Division of Gastroenterology/Hepatology, University of California San Francisco, San Francisco, CA, USA.
Division of Gastroenterology, Department of Medicine, Perelman School of Medicine, University of Pennsylvania, Philadelphia, PA, USA.
Department of Biostatistics, Epidemiology and Informatics, Perelman School of Medicine, University of Pennsylvania, Philadelphia, PA, USA.
Division of Gastroenterology and Hepatology, Department of Medicine, Thomas Jefferson University, Philadelphia, PA, USA.
Division of Infectious Diseases, Department of Medicine, Drexel University, Philadelphia, PA, USA.
Division of Gastroenterology, Department of Medicine, Penn State Hershey Medical Center, Hershey, PA, USA.
Department of Obstetrics and Gynecology, Hospital of the University of Pennsylvania, Philadelphia, PA, USA.
Division of Infectious Diseases, Department of Medicine, Perelman School of Medicine, University of Pennsylvania, Philadelphia, PA, USA.
BACKGROUND & AIMS:
There is limited knowledge about hepatitis B virus (HBV) flare among pregnant women. We evaluated the incidence, determinants and outcomes of HBV flare in a multicultural cohort of pregnant HBV-infected women in the United States.

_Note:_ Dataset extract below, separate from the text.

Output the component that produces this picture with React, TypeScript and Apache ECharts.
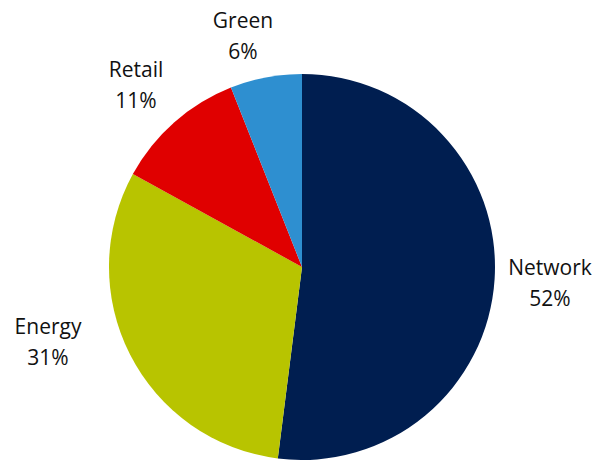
import React, { useEffect, useRef } from "react";
import * as echarts from "echarts";

const categories = ["Network", "Energy", "Retail", "Green"];
const values = [52, 31, 11, 6];
const colors = ["#001E50", "#B8C400", "#E00000", "#2E8FD0"];

// label centre positions (pixels) for each slice label
const labelX = [550, 48, 136, 243];
const labelY = [282, 341, 84, 35];

export default function App() {
  const ref = useRef<HTMLDivElement>(null);
  useEffect(() => {
    document.body.style.margin = "0";
    const chart = echarts.init(ref.current!, null, { renderer: "svg" });
    chart.setOption({
      animation: false,
      backgroundColor: "#ffffff",
      series: [
        {
          type: "pie",
          center: [302, 267],
          radius: [0, 193],
          startAngle: 90,
          clockwise: true,
          avoidLabelOverlap: false,
          itemStyle: { borderWidth: 0 },
          label: {
            show: true,
            position: "outside",
            formatter: (p: any) => `${p.name}\n${p.value}%`,
            fontFamily: "Open Sans",
            fontSize: 21,
            lineHeight: 31,
            color: "#111111",
            align: "center",
          },
          labelLine: { show: false },
          labelLayout: (params: any) => ({
            x: labelX[params.dataIndex],
            y: labelY[params.dataIndex],
            align: "center",
            verticalAlign: "middle",
          }),
          emphasis: { disabled: true },
          data: categories.map((c, i) => ({
            name: c,
            value: values[i],
            itemStyle: { color: colors[i] },
          })),
        },
      ],
    });
    return () => chart.dispose();
  }, []);
  return <div ref={ref} style={{ width: 596, height: 460 }} />;
}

We performed a retrospective cohort study of pregnant hepatitis B surface antigen-positive women cared for at hospital-based clinics of 4 medical centres in Southeastern Pennsylvania from 2006 to 2015. The main outcome was incident HBV flare (alanine aminotransferase [ALT] ≥2 times upper limit of normal) during pregnancy or within 6 months after delivery. Among patients with flare, we determined development of jaundice (total bilirubin ≥2.5 mg/dL) and hepatic decompensation. Multivariable logistic regression was used to estimate odds ratios (ORs) of HBV flare for risk factors of interest, including timing of flare (during pregnancy versus post-delivery), nulliparity, younger age, HBV e antigen (HBeAg) status, and lack of anti-HBV therapy.
Among 310 pregnant predominantly African HBV-infected women with 388 pregnancies, the incidence of HBV flare was 14% (95% CI, 10-18%) during pregnancy and 16% (95% CI, 11-24%) post-delivery. Jaundice developed in 12% and hepatic decompensation in 2%. Positive HBeAg was associated with HBV flare (OR, 2.55; 95% CI, 1.04-6.20). HBV DNA was measured in 55% of patients, and only 50% were referred for HBV specialty care.
Pregnancy-associated hepatitis B flare occurred in 14% during pregnancy and 16% post-delivery and rarely led to hepatic decompensation. Positive HBeAg was the main risk factor identified. Women did not have adequate HBV monitoring or follow-up during pregnancy.